- _REQUIREMENTS_: Examine each line of the data. Copy those that contain the string "this".

- _SUPPLIED ENTRIES_:
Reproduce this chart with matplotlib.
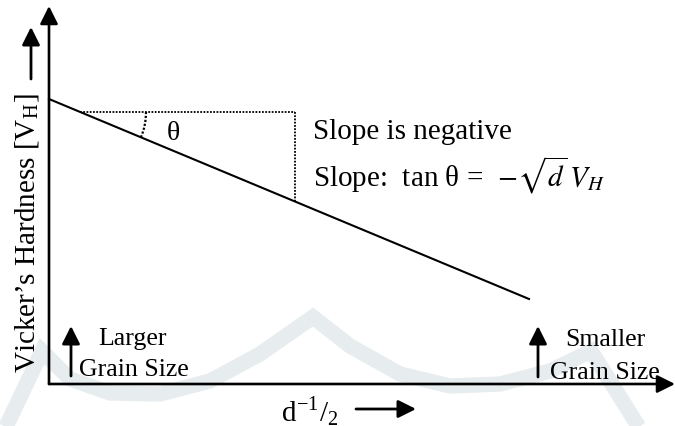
import matplotlib
matplotlib.use("Agg")
import matplotlib.pyplot as plt
from matplotlib.patches import Arc, ArrowStyle
import numpy as np

plt.rcParams['font.family'] = ['Liberation Serif', 'DejaVu Serif']
plt.rcParams['mathtext.fontset'] = 'stix'

# ---- data (schematic, in picture units: origin at the axes corner) ----
grain_x = [0, 480]          # d^-1/2
hardness_y = [285, 85]      # Vicker's hardness
tri_x = [31, 246]           # slope triangle (horizontal leg)
tri_y_top = 272
arc_radius = 66
slope_lines = ["Slope is negative", "Slope:  tan θ =  " + r"$-\sqrt{d}\,V_H$"]
ylabel_text = r"Vicker’s Hardness [V$_{\mathregular{H}}$]"
xlabel_text = r"d$^{\mathregular{-1}}$/$_{\mathregular{2}}$"
left_note = ["Larger", "Grain Size"]
right_note = ["Smaller", "Grain Size"]
# faint background watermark band (picture pixel coords)
wm_x = [5, 42, 70, 110, 160, 210, 260, 313, 350, 400, 450, 500, 550, 591, 615, 640]
wm_y = [430, 352, 380, 394, 395, 382, 355, 318, 347, 375, 387, 385, 372, 352, 390, 430]

X0, Y0 = 49, 385
fig = plt.figure(figsize=(6.75, 4.27), dpi=100)
ax = fig.add_axes([0, 0, 1, 1])
ax.set_xlim(-X0, 675 - X0)
ax.set_ylim(Y0 - 427, Y0)
ax.axis('off')

# watermark
ax.plot(np.array(wm_x) - X0, Y0 - np.array(wm_y), color='#e7ecee', lw=11,
        solid_joinstyle='miter', solid_capstyle='butt', zorder=0)

head = ArrowStyle('-|>', head_length=0.6, head_width=0.3)

def arrow(x0, y0, x1, y1, lw=2.0):
    ax.annotate('', xy=(x1, y1), xytext=(x0, y0),
                arrowprops=dict(arrowstyle=head, mutation_scale=18, lw=lw,
                                color='black', shrinkA=0, shrinkB=0),
                zorder=3)

# axes
arrow(0, 0, 0, 378, lw=1.9)
arrow(0, 0, 626, 0, lw=1.9)

# main line
ax.plot(grain_x, hardness_y, color='black', lw=1.5, zorder=3)

# slope triangle (dotted)
slope = (hardness_y[1] - hardness_y[0]) / (grain_x[1] - grain_x[0])
y_bottom = hardness_y[0] + slope * (tri_x[1] - grain_x[0])
dot = (0, (1, 0.8))
ax.plot(tri_x, [tri_y_top, tri_y_top], color='black', lw=1.3, ls=dot, zorder=2)
ax.plot([tri_x[1], tri_x[1]], [tri_y_top, y_bottom], color='black', lw=1.3, ls=dot, zorder=2)
ang = np.degrees(np.arctan(slope))
ax.add_patch(Arc((tri_x[0], tri_y_top), 2 * arc_radius, 2 * arc_radius, theta1=ang, theta2=0,
                 color='black', lw=1.6, ls=dot, zorder=2))
ax.text(124, 252, "θ", fontsize=20, ha='center', va='center')

# slope text
ax.text(264, 253, slope_lines[0], fontsize=21, ha='left', va='center')
ax.text(264, 210, slope_lines[1], fontsize=21, ha='left', va='center')

# y label and arrow
ax.text(-22, 152, ylabel_text, fontsize=21, rotation=90, ha='center', va='center')
arrow(-18, 305, -18, 357)

# x label and arrow
ax.text(232, -27, xlabel_text, fontsize=21, ha='left', va='center')
arrow(307, -25, 367, -25)

# grain size notes
arrow(22, 8, 22, 58)
ax.text(84, 46, left_note[0], fontsize=18.6, ha='center', va='center')
ax.text(30, 15, left_note[1], fontsize=18.6, ha='left', va='center')
arrow(489, 7, 489, 58)
ax.text(556, 45, right_note[0], fontsize=18.6, ha='center', va='center')
ax.text(501, 12, right_note[1], fontsize=18.6, ha='left', va='center')

fig.savefig("out.png", dpi=100)
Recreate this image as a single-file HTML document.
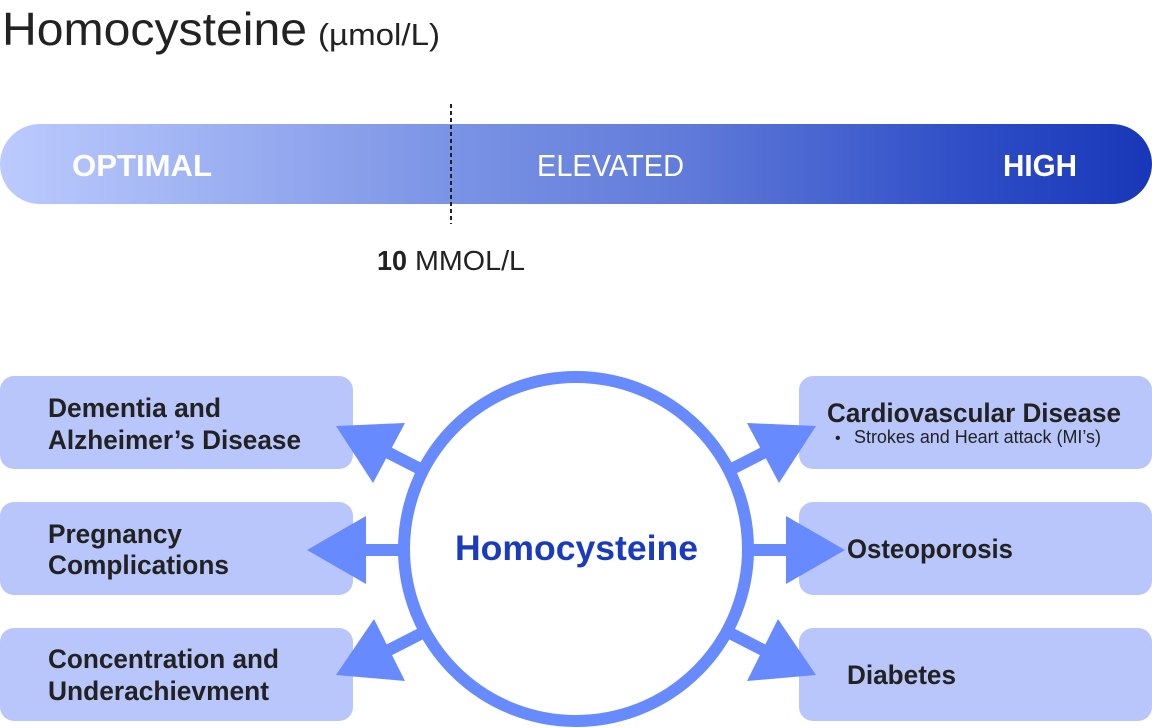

- _OUTPUT OF THE TASK_:
Reproduce this chart with matplotlib.
Recreate this image as a single-file HTML document.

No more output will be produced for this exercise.